|

Lessons from the CP room (posted a week late)

Meant to post this last week, but ran out of Internet time! Regardless, here are some more words of love from India.

Here's the scene: You're in India. Sweat is everywhere, drenching your clothes and beading off your brow. Mosquitos find their way to all exposed parts of your body, which typically only consist of arms, feet, neck, and face. Gnats swarm and flies gather. The sun is bright and warm and toasty. Yet all of all of these ingredients are necessary and appreciated, because this is what it is to live in India, to be a part of it all. You come to love the sweat and the bites and staring and the bug swatting and the cows and street food and even the constant car horns because this is India and you know you were born to be here in this moment.

Today, three of us spent part of our Sunday back at Victory Home with the most precious kids. Times at Victory have in all honestly been the greatest and most touching moments of my life this far. Special needs kids, everywhere! All in need of love and hugs, with so much energy it would make your heart explode! Ah, such a special place for the love of Jesus!

Since coming here, I've discovered that my heart has been constructed and illustrated by God with a love for kids with cerebral palsy, which I am so thankful for! In this spirit, upon arrival at Victory Home I usually head straight for the CP room and let myself fall in love with the kids there. Walking through Though the majority of them are bedridden, I think their hearts are the most special and pure because they can only express themselves in ways that otherwise would be overlooked.

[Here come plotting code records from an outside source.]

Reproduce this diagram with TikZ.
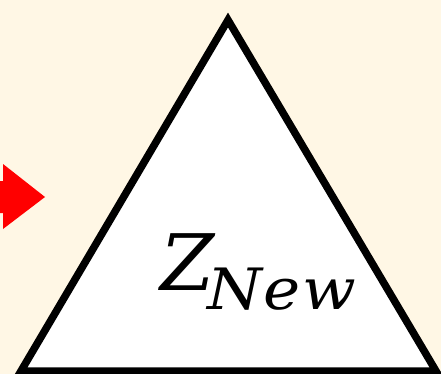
\documentclass[tikz,border=0pt]{standalone}
\usepackage{fontspec}
\newfontfamily\labelfont{DejaVu Serif}
\newfontfamily\sublabelfont[FakeStretch=1.1,LetterSpace=3]{DejaVu Serif}
\definecolor{bgcream}{HTML}{FFF7E5}
\definecolor{arrowred}{HTML}{FF0000}
\tikzset{
  tri/.style={draw=black, line width=7.5pt, fill=white, line join=miter},
  redarrow/.style={fill=arrowred, draw=none},
  lbl/.style={inner sep=0pt, anchor=base west}
}
\begin{document}
\begin{tikzpicture}[x=1pt,y=-1pt]
\fill[bgcream] (0,0) rectangle (441,374);
\useasboundingbox (0,0) rectangle (441,374);
\coordinate (top) at (228,20);
\coordinate (bl) at (21,371);
\coordinate (br) at (436,371);
\draw[tri] (top) -- (bl) -- (br) -- cycle;
\fill[redarrow] (0,181) -- (3,181) -- (3,164) -- (45,197) -- (3,229) -- (3,213) -- (0,213) -- cycle;
\node[lbl, font=\labelfont\itshape\fontsize{78}{78}\selectfont] (z) at (160,290) {Z};
\node[lbl, font=\sublabelfont\itshape\fontsize{57}{57}\selectfont] (sub) at (207,309) {New};
\end{tikzpicture}
\end{document}
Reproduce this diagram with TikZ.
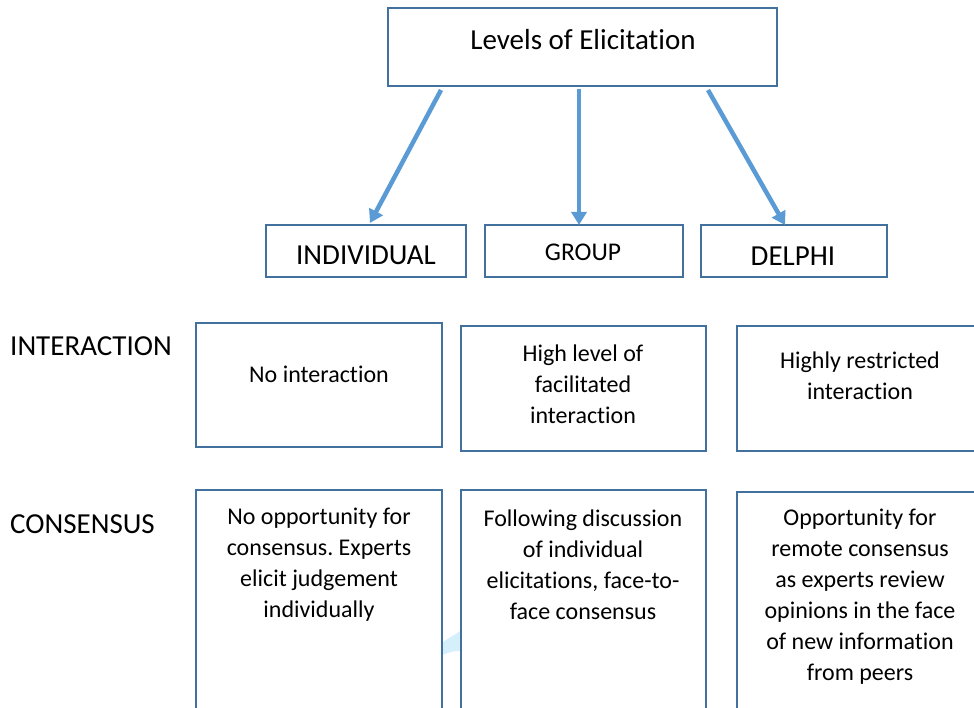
\documentclass[tikz,border=0pt]{standalone}
\usepackage{fontspec}
\setmainfont{Carlito}[Ligatures={NoCommon,NoContextual},RawFeature=-calt]
\usetikzlibrary{arrows.meta}
\definecolor{boxblue}{HTML}{41719C}
\definecolor{arrblue}{HTML}{5B9BD5}
\definecolor{faint}{HTML}{D5EFFB}
\frenchspacing
\begin{document}
\begin{tikzpicture}[x=1pt,y=-1pt,
  box/.style={draw=boxblue,line width=2pt,inner sep=0pt,fill=white},
  arr/.style={draw=arrblue,line width=4.5pt,-{Triangle[width=15pt,length=13pt]}},
  txt/.style={align=center,font=\fontsize{24}{31}\selectfont,inner sep=0pt},
  big/.style={font=\fontsize{29}{34}\selectfont,inner sep=0pt}]
\clip (0,0) rectangle (974,708);
\fill[white] (0,0) rectangle (974,708);
\fill[faint] (430,650) -- (462,630) -- (462,651) .. controls (452,651) .. (430,660) -- cycle;
% top
\node[box,minimum width=389pt,minimum height=78pt] (top) at (582.5,47) {};
\node[big] (toptxt) at (583,40) {Levels of Elicitation};
% level boxes
\node[box,minimum width=200pt,minimum height=52pt] (ind) at (366,251) {};
\node[box,minimum width=198pt,minimum height=52pt] (grp) at (584,251) {};
\node[box,minimum width=186pt,minimum height=52pt] (del) at (794,251) {};
\node[big] (indtxt) at (366,255) {INDIVIDUAL};
\node[font=\fontsize{25.5}{30}\selectfont,inner sep=0pt] (grptxt) at (583,252) {GROUP};
\node[big] (deltxt) at (793,256) {DELPHI};
% arrows
\draw[arr] ([shift={(-141.5,3)}]top.south) -- ([shift={(4,-1)}]ind.north);
\draw[arr] ([shift={(-3.5,2)}]top.south) -- ([shift={(-5,1)}]grp.north);
\draw[arr] ([shift={(125.5,3)}]top.south) -- ([shift={(-9,1)}]del.north);
% row labels
\node[big,anchor=west] (lint) at (10,346) {INTERACTION};
\node[big,anchor=west] (lcon) at (10,524) {CONSENSUS};
% interaction row
\node[box,minimum width=246pt,minimum height=124pt] (i1) at (319,385) {};
\node[box,minimum width=245pt,minimum height=125pt] (i2) at (583.5,388.5) {};
\node[box,minimum width=253pt,minimum height=125pt] (i3) at (863.5,388.5) {};
\node[txt] (i1t) at (319,374) {No interaction};
\node[txt] (i2t) at (583,384) {High level of\\facilitated\\interaction};
\node[txt] (i3t) at (860,376) {Highly restricted\\interaction};
% consensus row
\node[box,minimum width=246pt,minimum height=230pt] (c1) at (319,605) {};
\node[box,minimum width=245pt,minimum height=230pt] (c2) at (583.5,605) {};
\node[box,minimum width=253pt,minimum height=228pt] (c3) at (863.5,606) {};
\node[txt] (c1t) at (319,565) {No opportunity for\\consensus. Experts\\elicit judgement\\individually};
\node[txt] (c2t) at (583,565) {Following discussion\\of individual\\elicitations, face-to-\\face consensus};
\node[txt] (c3t) at (860,596.5) {Opportunity for\\remote consensus\\as experts review\\opinions in the face\\of new information\\from peers};
\end{tikzpicture}
\end{document}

These kids let their personalities out in such different and humbling ways, oftentimes without recognition for who they are individually. For example, take Shanti (the little sunshine girl I blogged about a few weeks ago, though her online name is Cassia). Little Shanti doesn't react to tickling, or talking in the same ways as other kids. Instead she has little grunts, or head twists here and there. Sometimes she'll scrunch her fingers around yours or try to stretch out in your arms as her muscles become more relaxed. And even more special are the times when she smiles and laughs! Oh, words cannot express the joy in my heart when I see and feel her smile. I am honored and humbled to sit on her bed with her (lice or no lice) and hold her for hours at a time. To share those little moments when she opens her mouth, or kicks her feet, or looks at me when I (try) to sing to her. To be there when she smiles and know which of her limbs have trouble moving, to put her hair up and know she enjoys having someone rub her head. Those are the little quirks of Shanti that make her the little girl God created. A girl who loves listening to music and shows that by trying to shake her head and wiggle her legs. A girl who kicks her legs when she's happy, who does her best to grab your shirt with her little fist when she's exciting. A girl who is beautiful and perfect and alive and designed with purpose through love. A girl I never would have known had I not been drawn to the still figure on her bed that first day. Had I not held her, I would never been given the joy of getting to know her in the little things.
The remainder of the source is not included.